My manual says to clean the stove after every ton - and that is a pull of the stove and blow it out to include the auger and feed tube... I do mine after every season as I let my hopper burn down to almost zilch every 1/2 ton and vacuum any dust down there to keep any buildup from happening - this was recommended by the installer.  It has worked so far and I have not had a problem (knock on wood...)  Doing the above, cleaning at the end of the year is a breeze with most of the ash being back behind the heat exchangers - and barely anything in and around the feed system.

I know my QuadraFire has a puck on the feed tube which detects heat... if there is a burn going up the tube it completely shuts off - no fans...  but when it starts to burn in the feed tube all bets are off - technically the shut off will slow the violentness of the burn to allow you to kill it with an extinguisher - theoretically that is...

I am sorry to hear about this - Breckwells are REALLY nice stoves... is it salvageable?

Glad everyone is OK!  That is the most important thing!!!


----------



## rack'm

toppick08 said:


> Glad everything is ok.


----------



## jazz lady

Wow, how scary and doubly fortunate your wife came home when she did.  I'm glad everything is okay.


----------



## OldHillcrestGuy

clevalley said:


> Knowing how these work I would imagine a build of of pellet dust got in the chute and up the feed auger...  Was it you that had problems with Pennington's caking up in there right?
> 
> I am sorry to hear about this - Breckwells are REALLY nice stoves... is it salvageable?
> 
> Glad everyone is OK!  That is the most important thing!!!

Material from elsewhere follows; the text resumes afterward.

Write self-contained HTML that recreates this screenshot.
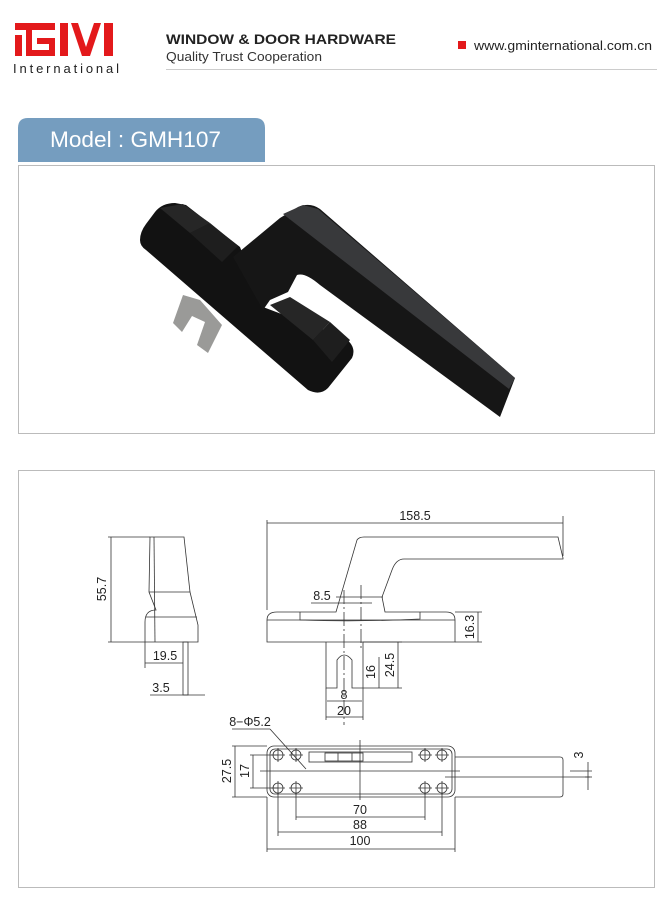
<!DOCTYPE html>
<html><head><meta charset="utf-8"><style>
body{margin:0;background:#fff;width:668px;height:900px;overflow:hidden;font-family:"Liberation Sans",sans-serif}
</style></head><body>
<svg width="668" height="900" viewBox="0 0 668 900" xmlns="http://www.w3.org/2000/svg" font-family="Liberation Sans, sans-serif">
<!-- logo -->
<g fill="#e3191b">
<rect x="15" y="23" width="40" height="7"/>
<rect x="15" y="35" width="7" height="21"/>
<rect x="26" y="23" width="6" height="33"/>
<rect x="26" y="50" width="29" height="6"/>
<rect x="37" y="38" width="18" height="6"/>
<rect x="49" y="38" width="6" height="18"/>
<rect x="60" y="23" width="8" height="33"/>
<polygon points="71,23 78,23 86,47 94,23 101,23 90,56 82,56"/>
<rect x="104" y="23" width="9" height="33"/>
</g>
<text x="13" y="73" font-size="13" textLength="106" lengthAdjust="spacing" fill="#222">International</text>
<text x="166" y="44" font-size="14" font-weight="bold" textLength="230" lengthAdjust="spacingAndGlyphs" fill="#222">WINDOW &amp; DOOR HARDWARE</text>
<text x="166" y="61" font-size="12.5" textLength="156" lengthAdjust="spacingAndGlyphs" fill="#333">Quality  Trust  Cooperation</text>
<rect x="166" y="69" width="491" height="1" fill="#ccc"/>
<rect x="458" y="41" width="8" height="8" fill="#e3191b"/>
<text x="474" y="50" font-size="13" textLength="178" lengthAdjust="spacingAndGlyphs" fill="#222">www.gminternational.com.cn</text>
<!-- model tab -->
<path d="M18,162 V128 Q18,118 28,118 H255 Q265,118 265,128 V162 Z" fill="#759dbf"/>
<text x="50" y="147" font-size="22" textLength="171" lengthAdjust="spacingAndGlyphs" fill="#fff">Model : GMH107</text>
<rect x="18.5" y="165.5" width="636" height="268" fill="none" stroke="#bbb"/>
<!-- photo -->
<polygon points="183,295 173,323 182,332 192,316 205,322 197,345 208,353 222,325 200,300" fill="#9a9a98"/>
<path d="M140,240 Q140,232 146,224 L155,212 Q162,203 175,203 L186,205 L240,247 L263,307 L345,338 Q357,347 352,358 L328,388 Q320,396 308,390 L146,250 Q140,246 140,240 Z" fill="#121212"/>
<path d="M233,257 L280,218 L298,207 Q310,202 320,209 L515,378 L500,417 L320,285 Q305,272 297,275 L288,292 L270,300 L263,310 Z" fill="#161616"/>
<polygon points="283,214 303,205 318,209 515,378 509,389" fill="#38393b"/>
<polygon points="160,208 183,204 210,223 190,233" fill="#262626"/>
<polygon points="190,233 210,223 238,246 222,262" fill="#1e1e1e"/>
<polygon points="270,305 290,297 330,322 313,340" fill="#262626"/>
<polygon points="313,340 330,322 350,340 332,362" fill="#1e1e1e"/>
<!-- drawing frame -->
<rect x="18.5" y="470.5" width="636" height="417" fill="none" stroke="#bbb"/>
<g fill="none" stroke="#333" stroke-width="0.8">
<!-- side view -->
<path d="M150,537 H184 L190,592 L198,625 V642 H145 V622 Q145,610 156,610 L149,592 Z"/>
<line x1="149" y1="592" x2="190" y2="592"/><line x1="146" y1="617" x2="197" y2="617"/>
<line x1="154" y1="537" x2="155" y2="642"/>
<rect x="183" y="642" width="5" height="53"/>
<line x1="108" y1="537" x2="150" y2="537"/><line x1="108" y1="642" x2="145" y2="642"/>
<line x1="111" y1="537" x2="111" y2="642"/>
<line x1="145" y1="642" x2="145" y2="668"/><line x1="145" y1="663" x2="183" y2="663"/>
<line x1="150" y1="695" x2="205" y2="695"/>
<!-- front view -->
<path d="M267,642 V620 Q267,612 277,612 H336 L357,540 Q359,537 364,537 H558 L563,558 V559 H404 Q396,559 392,570 L382,597 L385,612 H446 Q455,612 455,620 V642 Z"/>
<line x1="336" y1="597" x2="383" y2="597"/>
<path d="M300,612 V620 Q360,622 420,619 V612"/>
<line x1="267" y1="620" x2="455" y2="620"/>
<path d="M326,642 V688 H337 V660 Q344,650 352,660 V688 H363 V642"/>
<line x1="267" y1="520" x2="267" y2="610"/><line x1="563" y1="516" x2="563" y2="556"/>
<line x1="267" y1="523" x2="563" y2="523"/>
<line x1="311" y1="603" x2="372" y2="603"/>
<line x1="344" y1="590" x2="344" y2="725" stroke-dasharray="14,3,2,3"/>
<line x1="361" y1="585" x2="361" y2="650" stroke-dasharray="14,3,2,3"/>
<line x1="455" y1="612" x2="482" y2="612"/><line x1="455" y1="642" x2="482" y2="642"/><line x1="478" y1="612" x2="478" y2="642"/>
<line x1="363" y1="642" x2="402" y2="642"/><line x1="363" y1="688" x2="402" y2="688"/>
<line x1="398" y1="642" x2="398" y2="688"/><line x1="379" y1="657" x2="379" y2="688"/>
<line x1="326" y1="688" x2="326" y2="720"/><line x1="363" y1="688" x2="363" y2="720"/>
<line x1="327" y1="701" x2="362" y2="701"/><line x1="326" y1="717" x2="363" y2="717"/>
<!-- bottom view -->
<rect x="267" y="746" width="188" height="51" rx="7"/>
<rect x="270" y="749" width="182" height="45" rx="5"/>
<path d="M455,757 H560 Q563,757 563,760 V794 Q563,797 560,797 H455"/>
<rect x="309" y="752" width="103" height="10"/><rect x="325" y="753" width="38" height="8"/>
<line x1="338" y1="753" x2="338" y2="761"/><line x1="352" y1="753" x2="352" y2="761"/>
<line x1="260" y1="771" x2="460" y2="771"/><line x1="445" y1="777" x2="590" y2="777"/>
<line x1="360" y1="740" x2="360" y2="800"/>
<g>
<circle cx="278" cy="755" r="5"/><circle cx="296" cy="755" r="5"/><circle cx="425" cy="755" r="5"/><circle cx="442" cy="755" r="5"/>
<circle cx="278" cy="788" r="5"/><circle cx="296" cy="788" r="5"/><circle cx="425" cy="788" r="5"/><circle cx="442" cy="788" r="5"/>
<path d="M271,755h14M278,748v14M289,755h14M296,748v14M418,755h14M425,748v14M435,755h14M442,748v14M271,788h14M278,781v14M289,788h14M296,781v14M418,788h14M425,781v14M435,788h14M442,781v14"/>
</g>
<line x1="232" y1="729" x2="270" y2="729"/><line x1="270" y1="729" x2="306" y2="769"/>
<line x1="232" y1="746" x2="267" y2="746"/><line x1="232" y1="797" x2="267" y2="797"/><line x1="235" y1="746" x2="235" y2="797"/>
<line x1="250" y1="755" x2="278" y2="755"/><line x1="250" y1="788" x2="278" y2="788"/><line x1="253" y1="755" x2="253" y2="788"/>
<line x1="278" y1="793" x2="278" y2="836"/><line x1="442" y1="793" x2="442" y2="836"/>
<line x1="296" y1="793" x2="296" y2="820"/><line x1="425" y1="793" x2="425" y2="820"/>
<line x1="267" y1="797" x2="267" y2="852"/><line x1="455" y1="797" x2="455" y2="852"/>
<line x1="296" y1="817" x2="425" y2="817"/><line x1="278" y1="832" x2="442" y2="832"/><line x1="267" y1="849" x2="455" y2="849"/>
<line x1="570" y1="771" x2="592" y2="771"/><line x1="585" y1="777" x2="592" y2="777"/><line x1="588" y1="762" x2="588" y2="790"/>
</g>
<g fill="#222" font-size="12.5" text-anchor="middle">
<text x="415" y="520">158.5</text>
<text x="322" y="600">8.5</text>
<text x="165" y="660">19.5</text>
<text x="161" y="692">3.5</text>
<text x="344" y="699">8</text>
<text x="344" y="715">20</text>
<text x="250" y="726">8−Φ5.2</text>
<text x="360" y="814">70</text>
<text x="360" y="829">88</text>
<text x="360" y="845">100</text>
<text transform="translate(106,589) rotate(-90)">55.7</text>
<text transform="translate(474,627) rotate(-90)">16.3</text>
<text transform="translate(375,672) rotate(-90)">16</text>
<text transform="translate(394,665) rotate(-90)">24.5</text>
<text transform="translate(231,771) rotate(-90)">27.5</text>
<text transform="translate(249,771) rotate(-90)">17</text>
<text transform="translate(583,755) rotate(-90)">3</text>
</g>
</svg>
</body></html>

 I think your pretty close to what may have happened.  I usually clean the stove at least the main part every 2 days, brush the ash down into ash bin, empty the burnpot of built up ash, brush of the inside walls and clean the glass, I usually do this every other day and at least once a week, I get the vaccum out and do the more extended cleaning, which I had just done 48 hours before.  Yesterday I was busy in the morning and had to go to work in the afternoon and was not able to even do a quick brush job thought Id be good for another day,  Im thinking that the burnpot had filled up with ash and as the pellets dropped and burned they must have burned higher up then usual and the flames started to go up the pellet shoot and caught the pellets in the augar on fire and then further up into the bin
 Went buy the store today and they are coming by on Thursday and check it out, they believe the stove is fixable, said they would check all the safety sensor to see if something failed and something about maybe a blower motor or fan might have gone bad causing it to really heat up.  Im just thinking that some kind of sensor should have kicked off and would have shut down the stove before it got  so severe.   Yes I was the one who wasnt happy with the Pennington pellets and about half of the pellets in the bin were Penningtons and the other half were the Hamars.  The bin was about 3/4's full with pellets.  My son has the same stove and he likes the Pennigtons better then the Hamars,  says they burn less ash, go figure we are both working off the same ton we bought.
 My buddies from HVFD did nice job of not tearing up the stove or house, from what I understand after talking to some of them who were on the call, the smoke was just beginning to start to really roll when they got here another 5 minutes and we may have had considerable smoke damage.
 Im still a believer in the pellet stove and I dont plan to get rid of it.


----------



## GWguy

OldHillcrestGuy said:


> I think your pretty close to what may have happened.  I usually clean the stove at least the main part every 2 days, brush the ash down into ash bin, empty the burnpot of built up ash, brush of the inside walls and clean the glass, I usually do this every other day and at least once a week, I get the vaccum out and do the more extended cleaning, which I had just done 48 hours before.  Yesterday I was busy in the morning and had to go to work in the afternoon and was not able to even do a quick brush job thought Id be good for another day,  Im thinking that the burnpot had filled up with ash and as the pellets dropped and burned they must have burned higher up then usual and the flames started to go up the pellet shoot and caught the pellets in the augar on fire and then further up into the bin
> Went buy the store today and they are coming by on Thursday and check it out, they believe the stove is fixable, said they would check all the safety sensor to see if something failed and something about maybe a blower motor or fan might have gone bad causing it to really heat up.  Im just thinking that some kind of sensor should have kicked off and would have shut down the stove before it got  so severe.   Yes I was the one who wasnt happy with the Pennington pellets and about half of the pellets in the bin were Penningtons and the other half were the Hamars.  The bin was about 3/4's full with pellets.  My son has the same stove and he likes the Pennigtons better then the Hamars,  says they burn less ash, go figure we are both working off the same ton we bought.
> My buddies from HVFD did nice job of not tearing up the stove or house, from what I understand after talking to some of them who were on the call, the smoke was just beginning to start to really roll when they got here another 5 minutes and we may have had considerable smoke damage.
> Im still a believer in the pellet stove and I dont plan to get rid of it.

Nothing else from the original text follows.